Source data
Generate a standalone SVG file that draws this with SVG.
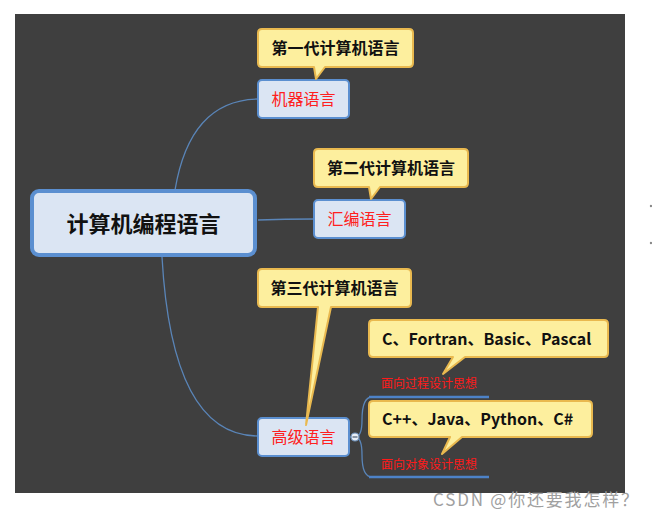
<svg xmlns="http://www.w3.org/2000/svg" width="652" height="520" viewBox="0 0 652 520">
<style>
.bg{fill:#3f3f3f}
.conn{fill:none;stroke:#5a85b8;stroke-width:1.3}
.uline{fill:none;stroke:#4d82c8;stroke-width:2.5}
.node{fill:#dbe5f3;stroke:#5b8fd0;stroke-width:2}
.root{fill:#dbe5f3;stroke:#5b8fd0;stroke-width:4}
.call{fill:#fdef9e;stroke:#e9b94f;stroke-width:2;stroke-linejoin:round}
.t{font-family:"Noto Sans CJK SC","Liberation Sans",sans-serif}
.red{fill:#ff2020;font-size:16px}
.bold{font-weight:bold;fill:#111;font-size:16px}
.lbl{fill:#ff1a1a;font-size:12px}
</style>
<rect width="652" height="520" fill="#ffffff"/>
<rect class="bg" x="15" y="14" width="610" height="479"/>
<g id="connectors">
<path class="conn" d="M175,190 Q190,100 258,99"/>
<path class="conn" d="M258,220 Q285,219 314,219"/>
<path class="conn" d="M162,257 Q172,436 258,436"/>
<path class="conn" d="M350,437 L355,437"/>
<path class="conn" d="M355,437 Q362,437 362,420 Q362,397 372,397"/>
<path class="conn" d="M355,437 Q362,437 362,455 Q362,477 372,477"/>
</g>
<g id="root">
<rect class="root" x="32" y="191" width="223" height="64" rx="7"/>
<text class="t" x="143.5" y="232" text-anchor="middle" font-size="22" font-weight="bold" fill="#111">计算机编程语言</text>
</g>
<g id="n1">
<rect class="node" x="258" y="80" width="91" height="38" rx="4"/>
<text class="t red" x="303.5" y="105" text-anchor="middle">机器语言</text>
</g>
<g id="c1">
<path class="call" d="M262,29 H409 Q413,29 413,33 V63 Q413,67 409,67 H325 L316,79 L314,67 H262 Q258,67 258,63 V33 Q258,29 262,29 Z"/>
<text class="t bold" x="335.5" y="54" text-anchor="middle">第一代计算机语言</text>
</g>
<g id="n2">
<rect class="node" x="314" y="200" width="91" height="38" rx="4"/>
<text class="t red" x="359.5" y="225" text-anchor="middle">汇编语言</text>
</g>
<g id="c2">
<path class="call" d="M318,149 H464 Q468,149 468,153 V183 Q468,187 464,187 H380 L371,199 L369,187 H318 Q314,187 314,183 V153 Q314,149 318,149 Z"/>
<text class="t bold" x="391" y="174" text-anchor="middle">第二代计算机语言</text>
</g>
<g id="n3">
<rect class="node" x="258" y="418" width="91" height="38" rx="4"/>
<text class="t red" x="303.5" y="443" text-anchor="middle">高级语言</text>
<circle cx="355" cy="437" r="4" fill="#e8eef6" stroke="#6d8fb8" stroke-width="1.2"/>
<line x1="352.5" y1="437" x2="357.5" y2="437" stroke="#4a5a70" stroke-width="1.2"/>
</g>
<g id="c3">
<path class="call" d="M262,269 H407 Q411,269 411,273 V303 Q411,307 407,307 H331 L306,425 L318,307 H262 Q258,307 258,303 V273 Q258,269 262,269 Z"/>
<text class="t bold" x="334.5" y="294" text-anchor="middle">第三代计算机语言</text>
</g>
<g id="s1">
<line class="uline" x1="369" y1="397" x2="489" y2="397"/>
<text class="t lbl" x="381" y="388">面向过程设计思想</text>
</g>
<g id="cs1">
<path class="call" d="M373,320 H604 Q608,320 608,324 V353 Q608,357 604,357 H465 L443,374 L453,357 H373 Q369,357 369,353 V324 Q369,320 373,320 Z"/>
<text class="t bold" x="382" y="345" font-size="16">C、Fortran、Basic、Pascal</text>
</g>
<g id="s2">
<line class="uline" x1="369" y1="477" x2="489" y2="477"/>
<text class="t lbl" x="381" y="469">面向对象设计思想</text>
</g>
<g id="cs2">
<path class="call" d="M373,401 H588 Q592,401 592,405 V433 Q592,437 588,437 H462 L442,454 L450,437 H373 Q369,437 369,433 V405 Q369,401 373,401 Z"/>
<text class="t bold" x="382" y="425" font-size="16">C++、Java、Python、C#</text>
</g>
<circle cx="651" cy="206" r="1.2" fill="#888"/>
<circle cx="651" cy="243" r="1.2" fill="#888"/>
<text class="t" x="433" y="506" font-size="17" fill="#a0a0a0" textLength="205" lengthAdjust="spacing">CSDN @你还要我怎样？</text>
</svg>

The exercise
Without including any pictures, print all of the material exactly as given.

Result below
Generate a standalone SVG file that draws this with SVG.
<svg xmlns="http://www.w3.org/2000/svg" width="652" height="520" viewBox="0 0 652 520">
<style>
.bg{fill:#3f3f3f}
.conn{fill:none;stroke:#5a85b8;stroke-width:1.3}
.uline{fill:none;stroke:#4d82c8;stroke-width:2.5}
.node{fill:#dbe5f3;stroke:#5b8fd0;stroke-width:2}
.root{fill:#dbe5f3;stroke:#5b8fd0;stroke-width:4}
.call{fill:#fdef9e;stroke:#e9b94f;stroke-width:2;stroke-linejoin:round}
.t{font-family:"Noto Sans CJK SC","Liberation Sans",sans-serif}
.red{fill:#ff2020;font-size:16px}
.bold{font-weight:bold;fill:#111;font-size:16px}
.lbl{fill:#ff1a1a;font-size:12px}
</style>
<rect width="652" height="520" fill="#ffffff"/>
<rect class="bg" x="15" y="14" width="610" height="479"/>
<g id="connectors">
<path class="conn" d="M175,190 Q190,100 258,99"/>
<path class="conn" d="M258,220 Q285,219 314,219"/>
<path class="conn" d="M162,257 Q172,436 258,436"/>
<path class="conn" d="M350,437 L355,437"/>
<path class="conn" d="M355,437 Q362,437 362,420 Q362,397 372,397"/>
<path class="conn" d="M355,437 Q362,437 362,455 Q362,477 372,477"/>
</g>
<g id="root">
<rect class="root" x="32" y="191" width="223" height="64" rx="7"/>
<text class="t" x="143.5" y="232" text-anchor="middle" font-size="22" font-weight="bold" fill="#111">计算机编程语言</text>
</g>
<g id="n1">
<rect class="node" x="258" y="80" width="91" height="38" rx="4"/>
<text class="t red" x="303.5" y="105" text-anchor="middle">机器语言</text>
</g>
<g id="c1">
<path class="call" d="M262,29 H409 Q413,29 413,33 V63 Q413,67 409,67 H325 L316,79 L314,67 H262 Q258,67 258,63 V33 Q258,29 262,29 Z"/>
<text class="t bold" x="335.5" y="54" text-anchor="middle">第一代计算机语言</text>
</g>
<g id="n2">
<rect class="node" x="314" y="200" width="91" height="38" rx="4"/>
<text class="t red" x="359.5" y="225" text-anchor="middle">汇编语言</text>
</g>
<g id="c2">
<path class="call" d="M318,149 H464 Q468,149 468,153 V183 Q468,187 464,187 H380 L371,199 L369,187 H318 Q314,187 314,183 V153 Q314,149 318,149 Z"/>
<text class="t bold" x="391" y="174" text-anchor="middle">第二代计算机语言</text>
</g>
<g id="n3">
<rect class="node" x="258" y="418" width="91" height="38" rx="4"/>
<text class="t red" x="303.5" y="443" text-anchor="middle">高级语言</text>
<circle cx="355" cy="437" r="4" fill="#e8eef6" stroke="#6d8fb8" stroke-width="1.2"/>
<line x1="352.5" y1="437" x2="357.5" y2="437" stroke="#4a5a70" stroke-width="1.2"/>
</g>
<g id="c3">
<path class="call" d="M262,269 H407 Q411,269 411,273 V303 Q411,307 407,307 H331 L306,425 L318,307 H262 Q258,307 258,303 V273 Q258,269 262,269 Z"/>
<text class="t bold" x="334.5" y="294" text-anchor="middle">第三代计算机语言</text>
</g>
<g id="s1">
<line class="uline" x1="369" y1="397" x2="489" y2="397"/>
<text class="t lbl" x="381" y="388">面向过程设计思想</text>
</g>
<g id="cs1">
<path class="call" d="M373,320 H604 Q608,320 608,324 V353 Q608,357 604,357 H465 L443,374 L453,357 H373 Q369,357 369,353 V324 Q369,320 373,320 Z"/>
<text class="t bold" x="382" y="345" font-size="16">C、Fortran、Basic、Pascal</text>
</g>
<g id="s2">
<line class="uline" x1="369" y1="477" x2="489" y2="477"/>
<text class="t lbl" x="381" y="469">面向对象设计思想</text>
</g>
<g id="cs2">
<path class="call" d="M373,401 H588 Q592,401 592,405 V433 Q592,437 588,437 H462 L442,454 L450,437 H373 Q369,437 369,433 V405 Q369,401 373,401 Z"/>
<text class="t bold" x="382" y="425" font-size="16">C++、Java、Python、C#</text>
</g>
<circle cx="651" cy="206" r="1.2" fill="#888"/>
<circle cx="651" cy="243" r="1.2" fill="#888"/>
<text class="t" x="433" y="506" font-size="17" fill="#a0a0a0" textLength="205" lengthAdjust="spacing">CSDN @你还要我怎样？</text>
</svg>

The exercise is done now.